The Paper “Dynamic Parameter Allocation in Parameter Servers” [1] authored by Alexander Renz-Wieland, Rainer Gemulla, Steffen Zeuch and Volker Markl from was accepted for publication in Proceedings of the VLDB Endowment Vol. 13 [2]. The authors from TU Berlin’s DIMA group [3] and DFKI’s IAM group [4] propose to integrate dynamic parameter allocation into parameter servers, describe an efficient implementation of such a parameter server called Lapse, and experimentally compare its performance to existing parameter servers across a number of machine learning tasks.

References:

[1] “Dynamic Parameter Allocation in Parameter Servers”, Alexander Renz-Wieland, Rainer Gemulla, Steffen Zeuch, Volker Markl, https://bit.ly/2MZuXTU
[2] Proceedings of the VLDB Endowment, Volume 13, 2019-2020, http://www.vldb.org/pvldb/vol13.html
[3] TU Berlin Database Systems & Information Management Group, https://www.dima.tu-berlin.de/.
[4] DFKI Intelligent Analytics for Massive Data Group, https://bit.ly/2LKoY4Y.

THE PAPER IN DETAIL:

Authors: Alexander Renz-Wieland, Rainer Gemulla, Steffen Zeuch, Volker Markl

Abstract: To keep up with increasing dataset sizes and model complexity, distributed training has become a necessity for large machine learning tasks. Parameter servers ease the implementation of distributed parameter management–-a key concern in distributed training–-, but can induce severe communication overhead.
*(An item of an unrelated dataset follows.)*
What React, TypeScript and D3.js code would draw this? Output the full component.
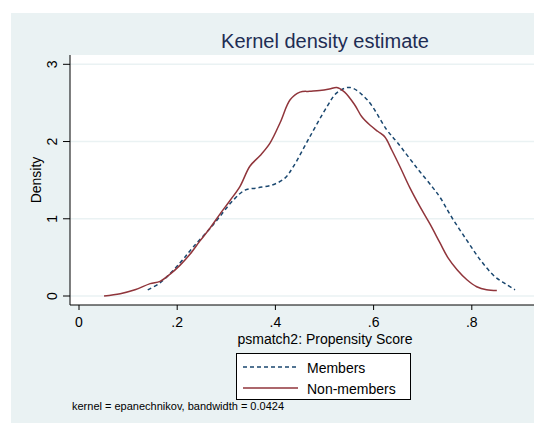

To reduce communication overhead, distributed machine learning algorithms use techniques to increase parameter access locality (PAL), achieving up to linear speed-ups. We found that existing parameter servers provide only limited support for PAL techniques, however, and therefore prevent efficient training. In this paper, we explore whether and to what extent PAL techniques can be supported, and whether such support is beneficial. We propose to integrate dynamic parameter allocation into parameter servers, describe an efficient implementation of such a parameter server called Lapse, and experimentally compare its performance to existing parameter servers across a number of machine learning tasks. We found that Lapse provides near linear scaling and can be orders of magnitude faster than existing parameter servers.